_Your instructions_
Gather every line below where "with" appears.

_Recorded data_
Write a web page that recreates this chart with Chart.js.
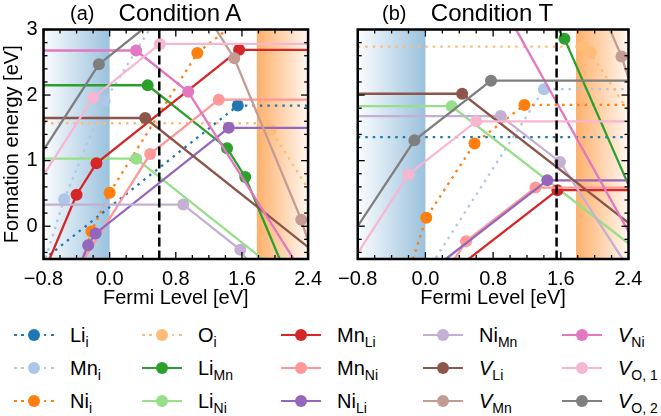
<!DOCTYPE html>
<html><head><meta charset="utf-8">
<script src="https://cdn.jsdelivr.net/npm/chart.js@4.4.1/dist/chart.umd.min.js"></script>
<style>
html,body{margin:0;padding:0;background:#fff}
body{width:661px;height:416px;position:relative;overflow:hidden;font-family:"Liberation Sans",Arial,sans-serif;color:#000}
canvas{position:absolute;top:0}
.t{position:absolute;white-space:nowrap;line-height:1}
.lg{position:absolute;white-space:nowrap;font-size:20px;line-height:1}
.lg sub{font-size:14px;vertical-align:-5px;line-height:0}
.sw{position:absolute;width:40px;height:12px}
.sw .ln{position:absolute;left:0;right:0;top:5px;height:2.4px}
.sw .mk{position:absolute;left:14px;top:0;width:12px;height:12px;border-radius:50%}
</style></head><body>
<canvas id="cA" width="330" height="320" style="left:0"></canvas>
<canvas id="cB" width="331" height="320" style="left:330px"></canvas>
<div class="t" style="left:70px;top:3px;font-size:20px">(a)</div>
<div class="t" style="left:80px;width:200px;text-align:center;top:1px;font-size:24px">Condition A</div>
<div class="t" style="left:382px;top:3px;font-size:20px">(b)</div>
<div class="t" style="left:392px;width:200px;text-align:center;top:1px;font-size:24px">Condition T</div>
<div id="legend"></div>
<script>
// ---------- axis settings ----------
const xTicks = [-0.8, 0.0, 0.8, 1.6, 2.4];
const yTicks = [0, 1, 2, 3];
const xRange = [-0.8, 2.4];
const yRange = [-0.5, 3.0];
const bandEdges = [0.0, 1.78];     // VBM and CBM (eV)
const fermiLevels = [0.60, 1.55];  // dashed lines, panel (a) and (b)

// ---------- series ----------
const defectLabels = ['Li<sub>i</sub>','Mn<sub>i</sub>','Ni<sub>i</sub>','O<sub>i</sub>',
  'Li<sub>Mn</sub>','Li<sub>Ni</sub>','Mn<sub>Li</sub>','Mn<sub>Ni</sub>','Ni<sub>Li</sub>',
  'Ni<sub>Mn</sub>','<i>V</i><sub>Li</sub>','<i>V</i><sub>Mn</sub>','<i>V</i><sub>Ni</sub>',
  '<i>V</i><sub>O, 1</sub>','<i>V</i><sub>O, 2</sub>'];
const seriesColors = ['#1f77b4','#aec7e8','#ff7f0e','#ffbb78','#2ca02c','#98df8a','#d62728',
  '#ff9896','#9467bd','#c5b0d5','#8c564b','#c49c94','#e377c2','#f7b6d2','#7f7f7f'];
const dottedSeries = [true,true,true,true,false,false,false,false,false,false,false,false,false,false,false];

// Panel (a) Condition A : [Fermi level, formation energy]
const A_Li_i  = [[-0.8,-0.51],[1.55,1.84],[2.4,1.84]];
const A_Mn_i  = [[-0.8,-0.59],[-0.55,0.41],[-0.06,1.91],[1.40,4.85],[2.4,4.85]];
const A_Ni_i  = [[-0.8,-2.40],[-0.22,-0.08],[0.0,0.51],[1.06,2.64],[2.4,3.98]];
const A_O_i   = [[-0.8,1.57],[1.86,1.57],[1.95,1.47],[2.4,0.57]];
const A_Li_Mn = [[-0.8,2.15],[0.46,2.15],[1.42,1.19],[1.64,0.75],[2.4,-1.53]];
const A_Li_Ni = [[-0.8,1.03],[0.32,1.03],[2.4,-1.05]];
const A_Mn_Li = [[-0.8,-0.72],[-0.40,0.48],[-0.16,0.96],[1.566,2.69],[2.4,2.69]];
const A_Mn_Ni = [[-0.8,-1.48],[0.49,1.10],[1.32,1.93],[2.4,1.93]];
const A_Ni_Li = [[-0.8,-1.91],[-0.26,-0.29],[-0.17,-0.11],[1.44,1.50],[2.4,1.50]];
const A_Ni_Mn = [[-0.8,0.33],[0.89,0.33],[1.58,-0.36],[2.4,-2.0]];
const A_V_Li  = [[-0.8,1.65],[0.43,1.65],[2.4,-0.32]];
const A_V_Mn  = [[-0.8,7.17],[1.507,2.56],[2.317,0.10],[2.4,-0.23]];
const A_V_Ni  = [[-0.8,2.68],[0.32,2.68],[0.95,2.05],[2.4,-0.85]];
const A_V_O1  = [[-0.8,0.78],[-0.20,1.96],[0.607,2.78],[2.4,2.78]];
const A_V_O2  = [[-0.8,1.16],[-0.13,2.47],[0.775,3.38],[2.4,3.38]];

// Panel (b) Condition T
const B_Li_i  = [[-0.8,1.36],[2.4,1.36]];
const B_Mn_i  = [[-0.8,-3.32],[-0.55,-2.32],[-0.06,-0.85],[1.40,2.09],[2.4,2.09]];
const B_Ni_i  = [[-0.8,-3.11],[0.01,0.13],[0.58,1.26],[1.17,1.85],[2.4,1.85]];
const B_O_i   = [[-0.8,2.74],[1.86,2.74],[1.95,2.65],[2.4,1.75]];
const B_Li_Mn = [[-0.8,4.26],[0.46,4.26],[1.42,3.30],[1.643,2.86],[2.4,0.63]];
const B_Li_Ni = [[-0.8,1.83],[0.31,1.83],[2.4,-0.26]];
const B_Mn_Li = [[-0.8,-2.85],[-0.40,-1.65],[-0.16,-1.17],[1.56,0.55],[2.4,0.55]];
const B_Mn_Ni = [[-0.8,-2.79],[0.48,-0.23],[1.30,0.59],[2.4,0.59]];
const B_Ni_Li = [[-0.8,-2.71],[-0.26,-1.09],[-0.17,-0.91],[1.44,0.70],[2.4,0.70]];
const B_Ni_Mn = [[-0.8,1.68],[0.89,1.68],[1.59,0.98],[2.4,-0.64]];
const B_V_Li  = [[-0.8,2.02],[0.434,2.02],[2.4,0.05]];
const B_V_Mn  = [[-0.8,9.63],[1.507,5.02],[2.317,2.59],[2.4,2.26]];
const B_V_Ni  = [[-0.8,3.91],[0.32,3.91],[0.95,3.28],[2.4,-0.08]];
const B_V_O1  = [[-0.8,-0.41],[-0.20,0.79],[0.60,1.60],[2.4,1.60]];
const B_V_O2  = [[-0.8,0.0],[-0.13,1.31],[0.775,2.22],[2.4,2.22]];

const panelA = [A_Li_i,A_Mn_i,A_Ni_i,A_O_i,A_Li_Mn,A_Li_Ni,A_Mn_Li,A_Mn_Ni,A_Ni_Li,A_Ni_Mn,A_V_Li,A_V_Mn,A_V_Ni,A_V_O1,A_V_O2];
const panelB = [B_Li_i,B_Mn_i,B_Ni_i,B_O_i,B_Li_Mn,B_Li_Ni,B_Mn_Li,B_Mn_Ni,B_Ni_Li,B_Ni_Mn,B_V_Li,B_V_Mn,B_V_Ni,B_V_O1,B_V_O2];

// ---------- chart building ----------
const FONT = '"Liberation Sans", Arial, sans-serif';
const N = panelA.length;

function makeDatasets(panel){
  return panel.map((pts,i)=>({
    label: defectLabels[i],
    data: pts.map(p=>({x:p[0], y:p[1]})),
    borderColor: seriesColors[i],
    backgroundColor: seriesColors[i],
    borderWidth: 2.3,
    borderDash: dottedSeries[i] ? [2.5,5] : [],
    pointRadius: c => (c.dataIndex===0 || c.dataIndex===pts.length-1) ? 0 : 6,
    pointBorderWidth: 0,
    pointHoverRadius: 0,
    tension: 0,
    fill: false,
    order: N - i
  }));
}

const decor = {
  id: 'decor',
  beforeDatasetsDraw(chart){
    const {ctx, chartArea:a, scales:{x}} = chart;
    ctx.save();
    ctx.beginPath(); ctx.rect(a.left,a.top,a.width,a.height); ctx.clip();
    const x0 = x.getPixelForValue(xRange[0]), x1 = x.getPixelForValue(bandEdges[0]);
    let g = ctx.createLinearGradient(x0,0,x1,0);
    g.addColorStop(0,'rgba(31,119,180,0.02)');
    g.addColorStop(1,'rgba(31,119,180,0.45)');
    ctx.fillStyle = g; ctx.fillRect(x0,a.top,x1-x0,a.height);
    const x2 = x.getPixelForValue(bandEdges[1]), x3 = x.getPixelForValue(xRange[1]);
    g = ctx.createLinearGradient(x2,0,x3,0);
    g.addColorStop(0,'rgba(255,127,14,0.62)');
    g.addColorStop(1,'rgba(255,127,14,0.06)');
    ctx.fillStyle = g; ctx.fillRect(x2,a.top,x3-x2,a.height);
    ctx.restore();
  },
  afterDatasetsDraw(chart, args, opts){
    const {ctx, chartArea:a, scales:{x,y}} = chart;
    ctx.save();
    // dashed Fermi level
    const xf = x.getPixelForValue(opts.fermi);
    ctx.strokeStyle = '#000'; ctx.lineWidth = 2.5; ctx.setLineDash([9,4]);
    ctx.beginPath(); ctx.moveTo(xf,a.top); ctx.lineTo(xf,a.bottom); ctx.stroke();
    ctx.setLineDash([]);
    // inward ticks on all sides
    ctx.lineWidth = 1.3;
    const seg = (x1,y1,x2,y2)=>{ctx.beginPath();ctx.moveTo(x1,y1);ctx.lineTo(x2,y2);ctx.stroke();};
    for (let k = 0; k <= 16; k++){
      const v = xRange[0] + k*0.2;
      const px = x.getPixelForValue(v);
      const L = (k % 4 === 0) ? 7 : 4;
      seg(px,a.bottom,px,a.bottom-L); seg(px,a.top,px,a.top+L);
    }
    for (let k = 0; k <= 17; k++){
      const v = -0.4 + k*0.2;
      const py = y.getPixelForValue(v);
      const major = yTicks.some(t=>Math.abs(t-v)<1e-6);
      const L = major ? 7 : 4;
      seg(a.left,py,a.left+L,py); seg(a.right,py,a.right-L,py);
    }
    // frame
    ctx.lineWidth = 2.5;
    ctx.strokeRect(a.left,a.top,a.width,a.height);
    ctx.restore();
  }
};

function fmtX(v){ return (v < 0 ? '\u2212' : '') + Math.abs(v).toFixed(1); }

function makeChart(id, panel, opt){
  return new Chart(document.getElementById(id), {
    type: 'line',
    data: { datasets: makeDatasets(panel) },
    options: {
      responsive: false, animation: false, devicePixelRatio: 1,
      layout: { padding: { top: 29.5, right: opt.padRight, left: 0, bottom: 0 } },
      plugins: { legend:{display:false}, tooltip:{enabled:false}, title:{display:false}, decor:{fermi: opt.fermi} },
      scales: {
        x: {
          type:'linear', min:xRange[0], max:xRange[1],
          afterBuildTicks: s => { s.ticks = xTicks.map(v=>({value:v})); },
          afterFit: s => { s.height = 61; },
          grid:{display:false, drawTicks:false}, border:{display:false},
          ticks:{font:{size:20,family:FONT}, color:'#000', padding:8, maxRotation:0, autoSkip:false, callback: v=>fmtX(v)},
          title:{display:true, text:'Fermi Level [eV]', color:'#000', font:{size:20,family:FONT}, padding:{top:0,bottom:10}}
        },
        y: {
          type:'linear', min:yRange[0], max:yRange[1],
          afterBuildTicks: s => { s.ticks = yTicks.map(v=>({value:v})); },
          afterFit: s => { s.width = opt.yWidth; },
          grid:{display:false, drawTicks:false}, border:{display:false},
          ticks:{display: opt.yLabels, font:{size:20,family:FONT}, color:'#000', padding:6, callback: v=>String(v)},
          title:{display: opt.yLabels, text:'Formation energy [eV]', color:'#000', font:{size:20,family:FONT}, padding:{top:0,bottom:0}}
        }
      }
    },
    plugins: [decor]
  });
}

makeChart('cA', panelA, {fermi: fermiLevels[0], padRight: 14, yWidth: 43.5, yLabels: true});
makeChart('cB', panelB, {fermi: fermiLevels[1], padRight: 32.5, yWidth: 25.8, yLabels: false});

// ---------- legend (HTML, with subscripts) ----------
const legendColX = [34, 162, 301, 443, 582];
const legendRowY = [335, 368, 401];
const lg = document.getElementById('legend');
defectLabels.forEach((lab,i)=>{
  const c = Math.floor(i/3), r = i%3;
  const cx = legendColX[c], cy = legendRowY[r];
  const sw = document.createElement('div');
  sw.className = 'sw';
  sw.style.left = (cx-20)+'px'; sw.style.top = (cy-6)+'px';
  const ln = document.createElement('div'); ln.className='ln';
  ln.style.background = dottedSeries[i]
    ? `repeating-linear-gradient(to right, ${seriesColors[i]} 0 2.5px, transparent 2.5px 7.5px)`
    : seriesColors[i];
  const mk = document.createElement('div'); mk.className='mk'; mk.style.background = seriesColors[i];
  sw.appendChild(ln); sw.appendChild(mk); lg.appendChild(sw);
  const tx = document.createElement('div'); tx.className='lg';
  tx.innerHTML = lab;
  tx.style.left = (cx+36)+'px'; tx.style.top = (cy-10)+'px';
  lg.appendChild(tx);
});
</script>
</body></html>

_Task solution_
Write a web page that recreates this chart with Chart.js.
// ---------- legend (HTML, with subscripts) ----------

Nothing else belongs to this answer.